> [Exercise details]
The line holding "const LAST_INDEX = 860;" is the last one to output; start at the first line of the data, keep every line in between exactly, and leave out pictures.

>> Begin Record excerpts

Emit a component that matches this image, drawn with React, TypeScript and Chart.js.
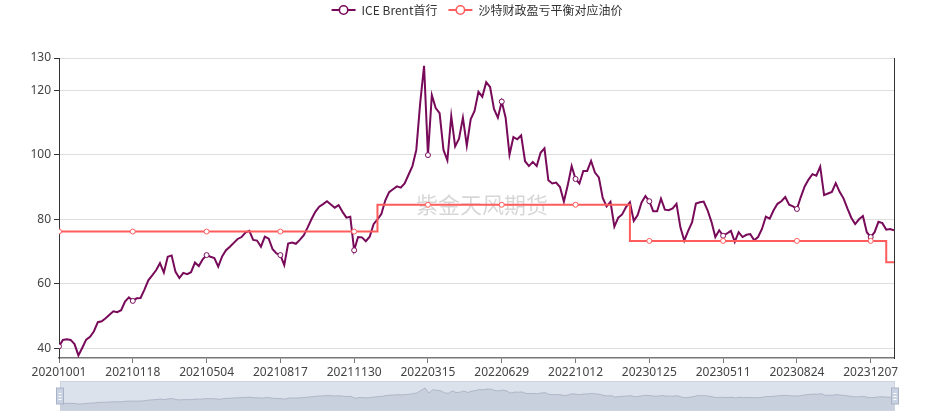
import React, { useEffect, useRef } from 'react';
import { Chart, registerables } from 'chart.js';

Chart.register(...registerables);

// ---------- data ----------
const tickDates = [
  '20201001', '20210118', '20210504', '20210817', '20211130', '20220315',
  '20220629', '20221012', '20230125', '20230511', '20230824', '20231207',
];
const TICK_EVERY = 76; // trading days between labelled dates
const SAMPLE_EVERY = 4; // trading days between the samples below
const LAST_INDEX = 860;

// ICE Brent front month, sampled every 4 trading days from 20201001
const brentFront = [
  40.6, 42.6, 42.8, 42.6, 41.3, 37.8, 40.2, 42.7, 43.6, 45.3,
  48.1, 48.4, 49.3, 50.4, 51.5, 51.2, 51.8, 54.5, 55.8, 54.7,
  55.5, 55.6, 58.2, 61.1, 62.6, 64.2, 66.4, 63.5, 68.4, 68.8,
  63.7, 61.8, 63.4, 63.0, 63.6, 66.6, 65.5, 67.6, 68.9, 68.4,
  68.0, 65.3, 68.5, 70.4, 71.5, 72.7, 73.9, 74.5, 75.9, 76.4,
  73.6, 73.4, 71.5, 74.6, 74.0, 70.7, 69.4, 68.9, 65.8, 72.5,
  72.8, 72.4, 73.6, 75.0, 77.4, 80.0, 82.3, 83.9, 84.7, 85.6,
  84.6, 83.6, 84.4, 82.3, 80.5, 80.8, 70.4, 74.5, 74.4, 73.2,
  74.6, 78.5, 80.0, 81.6, 85.8, 88.4, 89.3, 90.2, 89.8, 91.1,
  93.8, 96.5, 101.5, 116.0, 127.6, 99.9, 118.5, 114.5, 112.9, 101.5,
  98.3, 112.0, 102.6, 105.0, 111.5, 102.8, 111.0, 113.6, 119.5, 118.0,
  122.5, 121.0, 114.2, 111.5, 116.5, 111.5, 100.0, 105.5, 104.8, 106.0,
  98.0, 96.5, 97.8, 96.5, 100.6, 102.0, 92.1, 91.1, 91.4, 90.0,
  85.5, 90.6, 96.5, 92.5, 91.1, 95.0, 95.0, 98.1, 94.5, 93.0,
  86.6, 84.0, 85.4, 77.7, 80.5, 81.5, 83.8, 85.3, 79.5, 81.3,
  85.2, 87.2, 85.6, 82.5, 82.5, 86.4, 83.0, 82.8, 83.4, 84.8,
  77.5, 73.4, 76.4, 79.0, 84.9, 85.3, 85.5, 82.8, 79.2, 74.5,
  76.6, 74.9, 75.6, 76.4, 73.0, 76.0, 74.5, 75.2, 75.4, 73.5,
  74.5, 77.0, 80.8, 80.2, 82.8, 84.8, 85.6, 86.9, 84.5, 84.0,
  83.2, 86.9, 90.2, 92.3, 94.0, 93.5, 96.3, 87.5, 88.0, 88.5,
  91.2, 88.5, 86.5, 83.4, 80.5, 78.5, 80.0, 81.0, 76.0, 74.5,
  76.0, 79.2, 78.8, 76.8, 77.0, 76.6,
];

// Saudi fiscal breakeven oil price: level and the trading-day index it starts at
const breakevenLevels = [76.2, 84.5, 73.3, 66.7];
const breakevenFrom = [0, 328, 588, 852];

const yTicks = [40, 60, 80, 100, 120, 130];
const Y_MIN = 37;
const Y_MAX = 130;

const seriesNames = ['ICE Brent首行', '沙特财政盈亏平衡对应油价'];
const seriesColors = ['#780a5a', '#ff5c5c'];
const watermarkText = '紫金天风期货';

// ---------- derived ----------
const tickIdx = tickDates.map((_, i) => i * TICK_EVERY);
const brentPts = brentFront.map((v, i) => ({ x: i * SAMPLE_EVERY, y: v }));
const levelAt = (x: number) => {
  let v = breakevenLevels[0];
  breakevenFrom.forEach((s, k) => {
    if (x >= s) v = breakevenLevels[k];
  });
  return v;
};
const redX = Array.from(new Set([...tickIdx, ...breakevenFrom, LAST_INDEX])).sort((a, b) => a - b);
const redPts = redX.map((x) => ({ x, y: levelAt(x) }));

const markerRadius = (c: any) => (c.raw && c.raw.x % TICK_EVERY === 0 ? 2.5 : 0);

const tickFont = { family: '"Noto Sans", "Open Sans", sans-serif', size: 12 };

const legendPlugin = {
  id: 'topLegend',
  afterDraw(chart: any) {
    const ctx = chart.ctx;
    ctx.save();
    ctx.font = '12px "Noto Sans CJK SC", sans-serif';
    const iconW = 24;
    const gap = 6;
    const itemGap = 11;
    const widths = seriesNames.map((t) => ctx.measureText(t).width);
    const total = widths.reduce((a, w) => a + iconW + gap + w, 0) + itemGap * (seriesNames.length - 1);
    let x = chart.width / 2 - total / 2 + 2;
    const y = 10;
    seriesNames.forEach((t, i) => {
      ctx.strokeStyle = seriesColors[i];
      ctx.lineWidth = 2;
      ctx.beginPath();
      ctx.moveTo(x, y);
      ctx.lineTo(x + iconW, y);
      ctx.stroke();
      ctx.beginPath();
      ctx.arc(x + iconW / 2, y, 4.2, 0, Math.PI * 2);
      ctx.fillStyle = '#fff';
      ctx.fill();
      ctx.lineWidth = 1.6;
      ctx.stroke();
      ctx.fillStyle = '#333';
      ctx.textAlign = 'left';
      ctx.textBaseline = 'middle';
      ctx.fillText(t, x + iconW + gap, y + 0.5);
      x += iconW + gap + widths[i] + itemGap;
    });
    ctx.restore();
  },
};

const watermarkPlugin = {
  id: 'watermark',
  beforeDatasetsDraw(chart: any) {
    const ctx = chart.ctx;
    ctx.save();
    ctx.font = '22px "Noto Sans CJK SC", sans-serif';
    ctx.fillStyle = 'rgba(0,0,0,0.16)';
    ctx.textAlign = 'center';
    ctx.textBaseline = 'middle';
    ctx.fillText(watermarkText, 482, 205);
    ctx.restore();
  },
};

const sliderPlugin = {
  id: 'sliderDecor',
  beforeDatasetsDraw(chart: any) {
    const { ctx, chartArea: a } = chart;
    ctx.save();
    ctx.fillStyle = '#dce2ec';
    ctx.fillRect(a.left, a.top, a.right - a.left, a.bottom - a.top);
    ctx.restore();
  },
  afterDatasetsDraw(chart: any) {
    const { ctx, chartArea: a } = chart;
    ctx.save();
    ctx.strokeStyle = '#ccd4e2';
    ctx.lineWidth = 1;
    ctx.strokeRect(a.left + 0.5, a.top + 0.5, a.right - a.left - 1, a.bottom - a.top - 1);
    const cy = (a.top + a.bottom) / 2;
    [a.left, a.right].forEach((hx) => {
      ctx.fillStyle = '#c9d2e2';
      ctx.strokeStyle = '#a9b3c6';
      ctx.fillRect(hx - 3.5, cy - 8, 7, 16);
      ctx.strokeRect(hx - 3.5, cy - 8, 7, 16);
      ctx.strokeStyle = '#ffffff';
      ctx.lineWidth = 1;
      [-3, 0, 3].forEach((d) => {
        ctx.beginPath();
        ctx.moveTo(hx - 1.5, cy + d + 0.5);
        ctx.lineTo(hx + 1.5, cy + d + 0.5);
        ctx.stroke();
      });
    });
    ctx.restore();
  },
};

export default function App() {
  const mainRef = useRef<HTMLCanvasElement | null>(null);
  const sliderRef = useRef<HTMLCanvasElement | null>(null);

  useEffect(() => {
    if (!mainRef.current || !sliderRef.current) return;
    const main = new Chart(mainRef.current, {
      type: 'line',
      data: {
        datasets: [
          {
            label: seriesNames[0],
            data: brentPts,
            borderColor: seriesColors[0],
            borderWidth: 2,
            pointRadius: markerRadius,
            pointBackgroundColor: '#fff',
            pointBorderColor: seriesColors[0],
            pointBorderWidth: 1,
            tension: 0,
            order: 1,
          },
          {
            label: seriesNames[1],
            data: redPts,
            stepped: 'before',
            borderColor: seriesColors[1],
            borderWidth: 2,
            pointRadius: markerRadius,
            pointBackgroundColor: '#fff',
            pointBorderColor: seriesColors[1],
            pointBorderWidth: 1,
            order: 0,
          },
        ],
      },
      options: {
        responsive: false,
        animation: false,
        layout: { padding: { top: 58, left: 0, right: 0, bottom: 0 } },
        plugins: { legend: { display: false }, tooltip: { enabled: false } },
        scales: {
          x: {
            type: 'linear',
            min: 0,
            max: LAST_INDEX,
            afterBuildTicks: (s: any) => {
              s.ticks = tickIdx.map((v) => ({ value: v }));
            },
            afterFit: (s: any) => {
              s.height = 62;
            },
            ticks: {
              autoSkip: false,
              maxRotation: 0,
              minRotation: 0,
              padding: 2,
              color: '#444',
              font: tickFont,
              callback: (v: any) => tickDates[Math.round(Number(v) / TICK_EVERY)] ?? '',
            },
            grid: { drawOnChartArea: false, drawTicks: true, tickLength: 5, color: '#777' },
            border: { color: '#777', width: 1.5 },
          },
          y: {
            type: 'linear',
            position: 'left',
            min: Y_MIN,
            max: Y_MAX,
            afterBuildTicks: (s: any) => {
              s.ticks = yTicks.map((v) => ({ value: v }));
            },
            afterFit: (s: any) => {
              s.width = 59;
            },
            ticks: { padding: 3, color: '#444', font: tickFont },
            grid: { color: '#dedede', tickColor: '#333', tickLength: 5 },
            border: { color: '#333', width: 1 },
          },
          y2: {
            type: 'linear',
            position: 'right',
            min: Y_MIN,
            max: Y_MAX,
            afterFit: (s: any) => {
              s.width = 56;
            },
            ticks: { display: false },
            grid: { drawOnChartArea: false, drawTicks: false },
            border: { color: '#333', width: 1 },
          },
        },
      },
      plugins: [watermarkPlugin, legendPlugin],
    } as any);

    const slider = new Chart(sliderRef.current, {
      type: 'line',
      data: {
        datasets: [
          {
            data: brentPts,
            borderColor: 'rgba(160,170,188,0.9)',
            borderWidth: 0.8,
            backgroundColor: 'rgba(165,176,194,0.35)',
            fill: 'start',
            pointRadius: 0,
            tension: 0,
          },
        ],
      },
      options: {
        responsive: false,
        animation: false,
        layout: { padding: { left: 6, right: 6, top: 1, bottom: 1 } },
        plugins: { legend: { display: false }, tooltip: { enabled: false } },
        scales: {
          x: { type: 'linear', display: false, min: 0, max: LAST_INDEX },
          y: { type: 'linear', display: false, min: 0, max: 167 },
        },
      },
      plugins: [sliderPlugin],
    } as any);

    return () => {
      main.destroy();
      slider.destroy();
    };
  }, []);

  return (
    <div style={{ position: 'absolute', left: 0, top: 0, width: 950, height: 420, background: '#fff' }}>
      <canvas ref={mainRef} width={950} height={420} style={{ position: 'absolute', left: 0, top: 0 }} />
      <canvas ref={sliderRef} width={847} height={32} style={{ position: 'absolute', left: 54, top: 380 }} />
    </div>
  );
}
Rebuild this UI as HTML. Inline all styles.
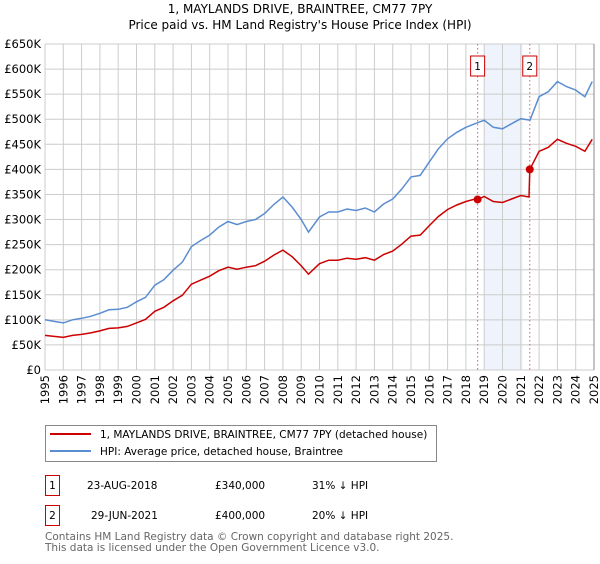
<!DOCTYPE html>
<html><head><meta charset="utf-8"><style>
body{margin:0;background:#fff;width:600px;height:560px;overflow:hidden;font-family:"DejaVu Sans","Liberation Sans",sans-serif}
svg text{font-family:"DejaVu Sans","Liberation Sans",sans-serif}
</style></head><body>
<svg id="chart" width="600" height="560" xmlns="http://www.w3.org/2000/svg">
<text x="300" y="13" text-anchor="middle" font-size="12">1, MAYLANDS DRIVE, BRAINTREE, CM77 7PY</text>
<text x="300" y="29" text-anchor="middle" font-size="12">Price paid vs. HM Land Registry's House Price Index (HPI)</text>
<g id="grid"></g>
<g id="axes"></g>
<g id="series"></g>
<g>
<rect x="45.5" y="425.5" width="391" height="36" fill="#fff" stroke="#888"/>
<line x1="50" y1="434" x2="91" y2="434" stroke="#cc0000" stroke-width="2"/>
<text x="100" y="438" font-size="10.5">1, MAYLANDS DRIVE, BRAINTREE, CM77 7PY (detached house)</text>
<line x1="50" y1="451" x2="91" y2="451" stroke="#5b8dd1" stroke-width="2"/>
<text x="100" y="455" font-size="10.5">HPI: Average price, detached house, Braintree</text>
</g>
<g font-size="10.5">
<rect x="45.5" y="475.5" width="14" height="20" fill="#fff" stroke="#cc0000"/>
<text x="52.5" y="489" text-anchor="middle">1</text>
<text x="87" y="489">23-AUG-2018</text><text x="215" y="489">£340,000</text><text x="312" y="489">31% ↓ HPI</text>
<rect x="45.5" y="505.5" width="14" height="20" fill="#fff" stroke="#cc0000"/>
<text x="52.5" y="519" text-anchor="middle">2</text>
<text x="91" y="519">29-JUN-2021</text><text x="215" y="519">£400,000</text><text x="312" y="519">20% ↓ HPI</text>
</g>
<text x="45" y="540" font-size="10.5" fill="#666">Contains HM Land Registry data © Crown copyright and database right 2025.</text>
<text x="45" y="551" font-size="10.5" fill="#666">This data is licensed under the Open Government Licence v3.0.</text>
</svg>
<script>
const hpiDates=[1995,1995.5,1996,1996.5,1997,1997.5,1998,1998.5,1999,1999.5,2000,2000.5,2001,2001.5,2002,2002.5,2003,2003.5,2004,2004.5,2005,2005.5,2006,2006.5,2007,2007.5,2008,2008.5,2009,2009.4,2010,2010.5,2011,2011.5,2012,2012.5,2013,2013.5,2014,2014.5,2015,2015.5,2016,2016.5,2017,2017.5,2018,2018.5,2019,2019.5,2020,2020.5,2021,2021.5,2022,2022.5,2023,2023.5,2024,2024.5,2024.9];
const hpiValues=[100,97,94,100,103,107,113,120,121,125,136,145,169,180,199,215,246,258,269,285,296,290,296,300,312,330,345,325,300,275,305,315,315,321,318,323,315,331,341,361,385,388,415,441,461,474,484,491,498,484,481,491,501,498,545,555,575,565,558,545,575];
const priceDates=[1995,1995.5,1996,1996.5,1997,1997.5,1998,1998.5,1999,1999.5,2000,2000.5,2001,2001.5,2002,2002.5,2003,2003.5,2004,2004.5,2005,2005.5,2006,2006.5,2007,2007.5,2008,2008.5,2009,2009.4,2010,2010.5,2011,2011.5,2012,2012.5,2013,2013.5,2014,2014.5,2015,2015.5,2016,2016.5,2017,2017.5,2018,2018.5,2018.64,2019,2019.5,2020,2020.5,2021,2021.45,2021.49,2022,2022.5,2023,2023.5,2024,2024.5,2024.9];
const priceValues=[69,67,65,69,71,74,78,83,84,87,94,101,117,125,138,149,171,179,187,198,205,201,205,208,217,229,239,226,208,191,212,219,219,223,221,224,219,230,237,251,267,269,288,306,320,329,336,341,340,346,336,334,341,348,345,400,436,444,460,452,446,436,460];
const saleDates=[2018.64,2021.49];
const saleValues=[340,400];
const saleLabels=["1","2"];
const yTicks=[0,50,100,150,200,250,300,350,400,450,500,550,600,650];
const yTickLabels=["£0","£50K","£100K","£150K","£200K","£250K","£300K","£350K","£400K","£450K","£500K","£550K","£600K","£650K"];
const xTicks=[1995,1996,1997,1998,1999,2000,2001,2002,2003,2004,2005,2006,2007,2008,2009,2010,2011,2012,2013,2014,2015,2016,2017,2018,2019,2020,2021,2022,2023,2024,2025];
const shadeRange=[2019.0,2021.1];

const NS="http://www.w3.org/2000/svg";
const X0=45,X1=594,Y0=370,Y1=44;
const xs=d=>X0+(d-1995)/30*(X1-X0);
const ys=v=>Y0-v/650*(Y0-Y1);
function mk(tag,attrs,parent){const e=document.createElementNS(NS,tag);for(const k in attrs)e.setAttribute(k,attrs[k]);parent.appendChild(e);return e;}
const grid=document.getElementById('grid'),axes=document.getElementById('axes'),ser=document.getElementById('series');
const sh=mk('rect',{x:xs(shadeRange[0]),y:Y1,width:xs(shadeRange[1])-xs(shadeRange[0]),height:Y0-Y1,fill:'#eef3fc'},grid);


yTicks.forEach((t,i)=>{
 const l=mk('line',{x1:X0,x2:X1,y1:ys(t),y2:ys(t),stroke:'#cccccc','stroke-width':1},grid);
 
 
 const tx=mk('text',{x:X0-4,y:ys(t)+4,'text-anchor':'end','font-size':'11.5'},axes);
 
 
 tx.textContent=yTickLabels[i];
});
xTicks.forEach(t=>{
 const l=mk('line',{x1:xs(t),x2:xs(t),y1:Y1,y2:Y0,stroke:'#cccccc','stroke-width':1},grid);
 
 
 const tx=mk('text',{x:0,y:0,'text-anchor':'end','font-size':'11.5',transform:`translate(${xs(t)+4},${Y0+5}) rotate(-90)`},axes);
 
 
 tx.textContent=t;
});
const ax=mk('line',{x1:X1,x2:X1,y1:Y1,y2:Y0,stroke:'#888'},axes);


saleDates.forEach((d,i)=>{
 const l=mk('line',{x1:xs(d),x2:xs(d),y1:Y1,y2:Y0,stroke:'#e06060','stroke-dasharray':'1.5,2.5'},ser);
 
 
 const r=mk('rect',{x:xs(d)-7,y:56,width:14,height:20,fill:'#fff',stroke:'#cc0000'},ser);
 
 
 const t=mk('text',{x:xs(d),y:70,'text-anchor':'middle','font-size':'10.5'},ser);
 
 
 t.textContent=saleLabels[i];
});
const hp=mk('path',{d:hpiDates.map((d,i)=>(i?'L':'M')+xs(d).toFixed(1)+','+ys(hpiValues[i]).toFixed(1)).join(''),fill:'none',stroke:'#5b8dd1','stroke-width':1.5},ser);


const pp=mk('path',{d:priceDates.map((d,i)=>(i?'L':'M')+xs(d).toFixed(1)+','+ys(priceValues[i]).toFixed(1)).join(''),fill:'none',stroke:'#cc0000','stroke-width':1.5},ser);


saleDates.forEach((d,i)=>{
 const c=mk('circle',{cx:xs(d),cy:ys(saleValues[i]),r:4,fill:'#cc0000'},ser);
 
 
});
</script>
</body></html>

>> End Record excerpts

> [Answer to this task]
Emit a component that matches this image, drawn with React, TypeScript and Chart.js.
import React, { useEffect, useRef } from 'react';
import { Chart, registerables } from 'chart.js';

Chart.register(...registerables);

// ---------- data ----------
const tickDates = [
  '20201001', '20210118', '20210504', '20210817', '20211130', '20220315',
  '20220629', '20221012', '20230125', '20230511', '20230824', '20231207',
];
const TICK_EVERY = 76; // trading days between labelled dates
const SAMPLE_EVERY = 4; // trading days between the samples below
const LAST_INDEX = 860;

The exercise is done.